Pandemic Puts NYC Subway Shops On Express Track To Closure
Tyler Durden
Thu, 09/03/2020 – 20:40
By Jose Martinez of TheCity.nyc
As riders slowly return to the subway, they may notice more missing from station platforms and passageways than swarms of straphangers.
Many of the retail spaces scattered about hundreds of stations — from a music store famed for its Latin music collection to a tiny storefront where you could buy a pair of cheap sunglasses before walking to the beach — have closed since the onset of the pandemic in March, according to the MTA.
“I just couldn’t see hanging on,” said Lou Moskowitz, 53, whose Record Mart in the Times Square-42nd Street complex shuttered for good in June.
The MTA said that 35 of the 215 retail spaces in the subway — more than 16% of all storefronts in the system — have gone out of business in the last five-plus months. The exodus has further wrecked the finances of a transit agency suffering from a massive pandemic-driven collapse in revenue from fares, tolls and subsidies.
The demise of Record Mart marked the end of a business that billed itself as “the oldest record store in Manhattan” and whose subway roots dated to 1958, when Jesse Moskowitz and Bob Stack established the shop inside the 14th Street-Union Square station.
“We were holding on, and I was planning on going as long as I could,” said Lou Moskowitz, the son of Record Mart’s co-founder. “But with this pandemic, I knew we had no chance.”
It’s been a similar refrain among shopkeepers throughout the subway system. Shops have closed at the Fordham Road stop along the No. 4 line in The Bronx, at the Delancey Street/Essex Street complex on Manhattan’s Lower East Side and at Jay Street-MetroTech in Downtown Brooklyn.
At Brooklyn’s Stillwell Avenue terminal, which is set to undergo an extensive retail makeover, the Coney Island Beach Shop — which sold T-shirts, sunglasses and suntan lotion — was among those that closed.
MTA Offers REnt Breaks
Andrei Berman, an MTA spokesperson, said the agency has implemented a rent-deferral program for tenants during the “immensely challenging” coronavirus crisis.
“In the months ahead, we will work to advance a wide range of policies aimed at bringing back tenants to some of the locations in question,” he said. “[We] expect that vacancy rates will decline as customers continue to return to the system in greater numbers.”
The increase in subway storefront closures followed recent efforts by the MTA to modernize retail in the transit system in the face of declining demand for everything from newspapers to candy bars.

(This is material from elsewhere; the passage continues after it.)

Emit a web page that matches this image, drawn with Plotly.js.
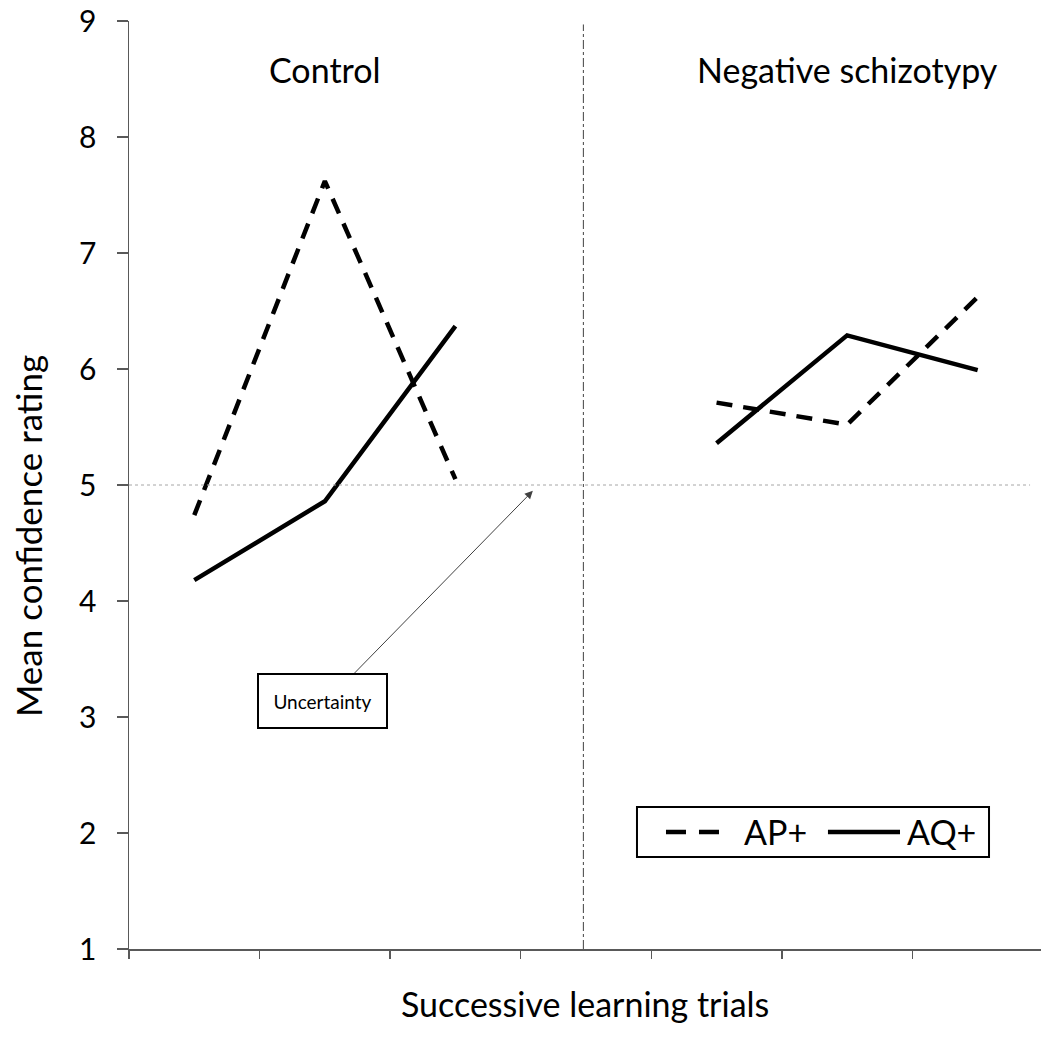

Berman said the push to bring in new tenants has been complicated by a pandemic that, at one point, sunk subway ridership in April by more than 93% from that month the previous year.
The latest MTA weekday ridership figures, from Aug. 31, show that just over 1.4 million people rode the subway that day — down nearly 75% from 2019.
Retail revenue amounts to a fraction of income for the MTA, which is now seeking $12 billion in emergency federal aid. Without another influx of funds from Washington, officials have warned, they will be forced into 40% cuts to bus and subway service, layoffs and postponements to needed capital upgrades.
“What they make from retail is really nothing when you look at it,” Moskowitz said. “But still, it’s something.”
At the sprawling complex that was traditionally the system’s busiest busiest — Times Square-42nd Street/Port Authority Bus Terminal logged more than 65 million riders last year — Record Mart’s seven employees watched as the ranks of straphangers dwindled.
“By May, I knew we couldn’t reopen,” Moskowitz said. “We really had no choice, because we really had no traffic.”
‘A Good Run’
Moskowitz, who declined to reveal how much he paid for Record Mart’s month-to-month lease, said MTA officials tried to get him to stay. But he couldn’t be convinced.
“I know my dad, he would have been, ‘Just shut it down,’” he said of his father, who died in 2012. “As much as it’s a legacy, I do feel bad about it. But we had a good run.”
Record Mart reopened in 2007 after closing in 1999 for a renovation of the Times Square subway complex. The shop remained popular with fans of Latin music and vinyl, though Moskowitz said business had been shrinking for years.
In 2019, he started Record Mart Hi-Fi, an online offshoot specializing in high-end audio devices. A letter thanking customers “for the privilege of serving our fellow New Yorkers” is posted in the window of the now-vacant Times Square shop.
Moskowitz said he stopped by the storefront a few weeks ago and “saw maybe 40, 50 people” passing on the way to and from the 42nd Street Shuttle at about 1 p.m.
“It’s eerie,” he said. “You realize how fragile things are.”